• [Records provided]
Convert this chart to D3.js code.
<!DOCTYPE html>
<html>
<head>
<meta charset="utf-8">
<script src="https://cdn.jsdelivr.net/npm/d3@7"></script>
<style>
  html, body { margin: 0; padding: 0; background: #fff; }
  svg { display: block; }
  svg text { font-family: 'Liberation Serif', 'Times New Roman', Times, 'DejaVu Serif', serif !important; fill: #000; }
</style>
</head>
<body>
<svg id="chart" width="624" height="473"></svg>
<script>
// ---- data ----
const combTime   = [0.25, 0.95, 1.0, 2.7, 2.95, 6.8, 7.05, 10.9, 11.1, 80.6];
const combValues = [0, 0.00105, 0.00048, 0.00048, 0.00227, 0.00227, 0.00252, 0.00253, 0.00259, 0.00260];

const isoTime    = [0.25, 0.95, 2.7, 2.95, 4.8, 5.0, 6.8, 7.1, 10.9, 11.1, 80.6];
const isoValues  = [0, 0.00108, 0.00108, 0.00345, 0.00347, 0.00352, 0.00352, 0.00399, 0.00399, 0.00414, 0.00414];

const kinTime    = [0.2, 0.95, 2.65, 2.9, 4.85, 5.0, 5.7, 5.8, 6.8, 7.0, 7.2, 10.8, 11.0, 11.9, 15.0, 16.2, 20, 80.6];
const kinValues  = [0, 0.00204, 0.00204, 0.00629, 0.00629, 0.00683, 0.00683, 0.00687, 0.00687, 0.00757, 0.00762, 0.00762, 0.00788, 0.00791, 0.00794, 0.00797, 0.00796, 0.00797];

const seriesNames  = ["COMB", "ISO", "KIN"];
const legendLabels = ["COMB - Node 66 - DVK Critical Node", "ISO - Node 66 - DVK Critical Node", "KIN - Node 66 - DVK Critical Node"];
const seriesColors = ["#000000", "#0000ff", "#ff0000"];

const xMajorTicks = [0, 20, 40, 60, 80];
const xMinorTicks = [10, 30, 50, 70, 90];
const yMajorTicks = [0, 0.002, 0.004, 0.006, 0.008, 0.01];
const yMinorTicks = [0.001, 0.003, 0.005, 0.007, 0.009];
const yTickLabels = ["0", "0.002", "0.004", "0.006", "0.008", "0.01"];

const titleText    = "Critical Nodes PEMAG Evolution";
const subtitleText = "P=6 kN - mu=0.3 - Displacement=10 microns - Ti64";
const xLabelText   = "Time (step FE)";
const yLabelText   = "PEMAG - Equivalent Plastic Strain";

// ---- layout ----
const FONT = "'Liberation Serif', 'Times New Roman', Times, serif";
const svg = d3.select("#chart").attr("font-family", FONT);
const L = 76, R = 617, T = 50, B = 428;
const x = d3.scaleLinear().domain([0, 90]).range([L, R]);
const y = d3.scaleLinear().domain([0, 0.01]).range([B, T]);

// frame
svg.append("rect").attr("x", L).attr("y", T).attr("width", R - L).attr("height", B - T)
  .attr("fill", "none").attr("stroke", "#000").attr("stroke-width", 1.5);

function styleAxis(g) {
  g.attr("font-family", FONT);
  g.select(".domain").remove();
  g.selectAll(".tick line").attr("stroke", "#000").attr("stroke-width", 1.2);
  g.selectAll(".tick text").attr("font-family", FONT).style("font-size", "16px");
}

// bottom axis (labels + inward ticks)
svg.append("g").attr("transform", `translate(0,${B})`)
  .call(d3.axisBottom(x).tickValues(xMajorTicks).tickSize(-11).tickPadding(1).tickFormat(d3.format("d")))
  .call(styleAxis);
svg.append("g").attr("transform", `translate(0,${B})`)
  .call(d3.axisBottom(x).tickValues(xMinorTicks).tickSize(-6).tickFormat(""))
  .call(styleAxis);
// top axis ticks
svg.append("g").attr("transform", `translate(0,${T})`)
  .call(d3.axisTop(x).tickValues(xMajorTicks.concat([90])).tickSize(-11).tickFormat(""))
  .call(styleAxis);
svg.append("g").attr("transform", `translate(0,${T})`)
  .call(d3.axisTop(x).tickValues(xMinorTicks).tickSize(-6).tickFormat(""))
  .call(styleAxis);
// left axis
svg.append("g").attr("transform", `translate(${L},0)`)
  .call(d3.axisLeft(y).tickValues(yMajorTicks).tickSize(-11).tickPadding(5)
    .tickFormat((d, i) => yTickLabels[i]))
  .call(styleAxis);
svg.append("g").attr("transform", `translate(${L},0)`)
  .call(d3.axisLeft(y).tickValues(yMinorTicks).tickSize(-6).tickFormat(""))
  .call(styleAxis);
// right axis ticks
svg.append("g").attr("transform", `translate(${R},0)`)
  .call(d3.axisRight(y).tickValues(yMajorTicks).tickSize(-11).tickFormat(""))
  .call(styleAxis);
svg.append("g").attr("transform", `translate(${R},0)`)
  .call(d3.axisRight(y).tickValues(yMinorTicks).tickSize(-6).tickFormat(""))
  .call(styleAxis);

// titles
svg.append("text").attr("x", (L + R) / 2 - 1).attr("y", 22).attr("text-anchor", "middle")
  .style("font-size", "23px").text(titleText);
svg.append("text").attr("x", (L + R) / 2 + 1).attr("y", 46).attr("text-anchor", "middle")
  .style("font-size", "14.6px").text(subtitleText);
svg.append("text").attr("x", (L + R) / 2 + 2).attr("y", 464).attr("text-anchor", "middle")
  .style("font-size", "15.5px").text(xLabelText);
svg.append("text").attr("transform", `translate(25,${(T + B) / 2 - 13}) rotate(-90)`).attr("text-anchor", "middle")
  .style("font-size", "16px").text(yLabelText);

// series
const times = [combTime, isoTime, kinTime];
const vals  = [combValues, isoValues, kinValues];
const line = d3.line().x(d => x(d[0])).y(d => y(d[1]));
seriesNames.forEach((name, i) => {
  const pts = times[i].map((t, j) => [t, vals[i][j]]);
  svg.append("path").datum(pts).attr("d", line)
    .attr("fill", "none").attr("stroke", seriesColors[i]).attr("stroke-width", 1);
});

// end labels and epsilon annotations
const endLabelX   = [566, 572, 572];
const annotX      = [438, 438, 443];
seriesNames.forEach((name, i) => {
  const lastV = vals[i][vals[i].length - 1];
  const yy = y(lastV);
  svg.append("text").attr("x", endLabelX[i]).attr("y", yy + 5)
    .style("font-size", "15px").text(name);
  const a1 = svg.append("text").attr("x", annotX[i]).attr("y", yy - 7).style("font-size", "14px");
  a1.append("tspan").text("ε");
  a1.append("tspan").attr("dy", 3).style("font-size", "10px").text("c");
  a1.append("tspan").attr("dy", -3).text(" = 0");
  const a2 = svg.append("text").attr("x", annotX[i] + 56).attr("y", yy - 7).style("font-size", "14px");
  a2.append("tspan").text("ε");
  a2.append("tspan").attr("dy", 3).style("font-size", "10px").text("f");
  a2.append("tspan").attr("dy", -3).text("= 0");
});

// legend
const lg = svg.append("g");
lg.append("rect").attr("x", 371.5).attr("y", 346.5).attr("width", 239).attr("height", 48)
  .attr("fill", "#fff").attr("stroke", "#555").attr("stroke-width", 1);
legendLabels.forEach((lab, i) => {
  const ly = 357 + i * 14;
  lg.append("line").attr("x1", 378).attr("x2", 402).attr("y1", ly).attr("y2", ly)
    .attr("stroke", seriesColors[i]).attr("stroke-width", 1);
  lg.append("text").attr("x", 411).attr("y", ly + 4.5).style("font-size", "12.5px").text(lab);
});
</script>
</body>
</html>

...

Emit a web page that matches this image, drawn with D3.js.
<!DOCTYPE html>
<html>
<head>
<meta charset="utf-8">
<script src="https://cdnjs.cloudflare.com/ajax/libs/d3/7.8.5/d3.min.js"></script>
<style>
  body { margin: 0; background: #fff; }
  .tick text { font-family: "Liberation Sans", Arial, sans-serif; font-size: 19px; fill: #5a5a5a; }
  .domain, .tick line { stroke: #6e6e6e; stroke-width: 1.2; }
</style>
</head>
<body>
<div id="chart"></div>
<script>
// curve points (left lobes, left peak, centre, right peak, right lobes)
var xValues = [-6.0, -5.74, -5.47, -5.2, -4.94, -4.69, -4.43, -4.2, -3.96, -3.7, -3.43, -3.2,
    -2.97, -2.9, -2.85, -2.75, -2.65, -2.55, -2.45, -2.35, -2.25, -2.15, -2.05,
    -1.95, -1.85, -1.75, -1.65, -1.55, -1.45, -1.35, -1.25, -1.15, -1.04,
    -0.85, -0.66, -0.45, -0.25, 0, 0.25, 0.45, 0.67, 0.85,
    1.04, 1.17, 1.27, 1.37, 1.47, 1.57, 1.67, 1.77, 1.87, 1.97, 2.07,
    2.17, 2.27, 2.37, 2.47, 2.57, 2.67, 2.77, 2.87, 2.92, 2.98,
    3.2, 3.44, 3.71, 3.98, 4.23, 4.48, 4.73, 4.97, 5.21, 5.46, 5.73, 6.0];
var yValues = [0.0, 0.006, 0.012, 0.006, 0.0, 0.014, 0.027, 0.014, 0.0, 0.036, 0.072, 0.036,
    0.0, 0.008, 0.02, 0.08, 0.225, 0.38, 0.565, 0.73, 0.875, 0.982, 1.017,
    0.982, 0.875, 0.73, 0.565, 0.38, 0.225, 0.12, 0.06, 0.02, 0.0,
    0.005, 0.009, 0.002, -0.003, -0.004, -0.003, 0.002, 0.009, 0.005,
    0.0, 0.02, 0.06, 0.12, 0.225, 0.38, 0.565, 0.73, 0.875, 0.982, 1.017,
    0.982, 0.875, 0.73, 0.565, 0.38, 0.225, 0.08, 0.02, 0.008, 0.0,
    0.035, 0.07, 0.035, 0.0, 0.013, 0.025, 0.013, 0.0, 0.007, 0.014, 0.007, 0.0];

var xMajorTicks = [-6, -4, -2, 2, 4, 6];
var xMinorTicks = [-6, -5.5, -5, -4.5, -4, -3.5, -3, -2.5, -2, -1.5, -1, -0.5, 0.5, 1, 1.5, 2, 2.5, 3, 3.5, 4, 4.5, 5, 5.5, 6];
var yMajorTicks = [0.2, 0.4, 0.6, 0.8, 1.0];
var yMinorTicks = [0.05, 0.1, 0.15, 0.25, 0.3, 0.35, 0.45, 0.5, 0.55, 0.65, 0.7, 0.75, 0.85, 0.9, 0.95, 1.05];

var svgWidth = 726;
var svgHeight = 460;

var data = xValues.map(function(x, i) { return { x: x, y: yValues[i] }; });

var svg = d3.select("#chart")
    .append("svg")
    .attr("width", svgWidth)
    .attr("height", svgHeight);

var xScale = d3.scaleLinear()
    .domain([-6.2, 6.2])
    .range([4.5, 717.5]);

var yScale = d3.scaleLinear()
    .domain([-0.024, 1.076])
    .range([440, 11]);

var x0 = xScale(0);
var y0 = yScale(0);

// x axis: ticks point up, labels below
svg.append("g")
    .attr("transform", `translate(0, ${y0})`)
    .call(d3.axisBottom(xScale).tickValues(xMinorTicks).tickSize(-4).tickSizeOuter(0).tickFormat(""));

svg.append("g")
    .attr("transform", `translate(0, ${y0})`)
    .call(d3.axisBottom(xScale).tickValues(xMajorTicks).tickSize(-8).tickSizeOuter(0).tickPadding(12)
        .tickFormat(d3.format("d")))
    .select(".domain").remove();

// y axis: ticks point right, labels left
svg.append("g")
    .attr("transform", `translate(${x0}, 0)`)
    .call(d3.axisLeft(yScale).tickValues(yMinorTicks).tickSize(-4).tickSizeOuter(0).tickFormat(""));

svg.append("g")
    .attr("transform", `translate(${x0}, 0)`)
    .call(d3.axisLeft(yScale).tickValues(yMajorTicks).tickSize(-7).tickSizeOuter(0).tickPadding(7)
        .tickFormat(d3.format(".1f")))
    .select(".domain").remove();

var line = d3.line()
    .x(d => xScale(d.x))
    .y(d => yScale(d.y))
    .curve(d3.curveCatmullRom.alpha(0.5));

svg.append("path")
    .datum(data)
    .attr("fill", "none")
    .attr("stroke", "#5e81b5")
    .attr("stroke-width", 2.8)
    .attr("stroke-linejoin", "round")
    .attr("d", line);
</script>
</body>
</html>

• [What is being asked] Extract exactly and only the span of lines that begins at the line containing "Convert this chart to D3.js code." and ends at the line containing "0.00253, 0.00259, 0.00260];".

• [Exercise answer]
Convert this chart to D3.js code.
<!DOCTYPE html>
<html>
<head>
<meta charset="utf-8">
<script src="https://cdn.jsdelivr.net/npm/d3@7"></script>
<style>
  html, body { margin: 0; padding: 0; background: #fff; }
  svg { display: block; }
  svg text { font-family: 'Liberation Serif', 'Times New Roman', Times, 'DejaVu Serif', serif !important; fill: #000; }
</style>
</head>
<body>
<svg id="chart" width="624" height="473"></svg>
<script>
// ---- data ----
const combTime   = [0.25, 0.95, 1.0, 2.7, 2.95, 6.8, 7.05, 10.9, 11.1, 80.6];
const combValues = [0, 0.00105, 0.00048, 0.00048, 0.00227, 0.00227, 0.00252, 0.00253, 0.00259, 0.00260];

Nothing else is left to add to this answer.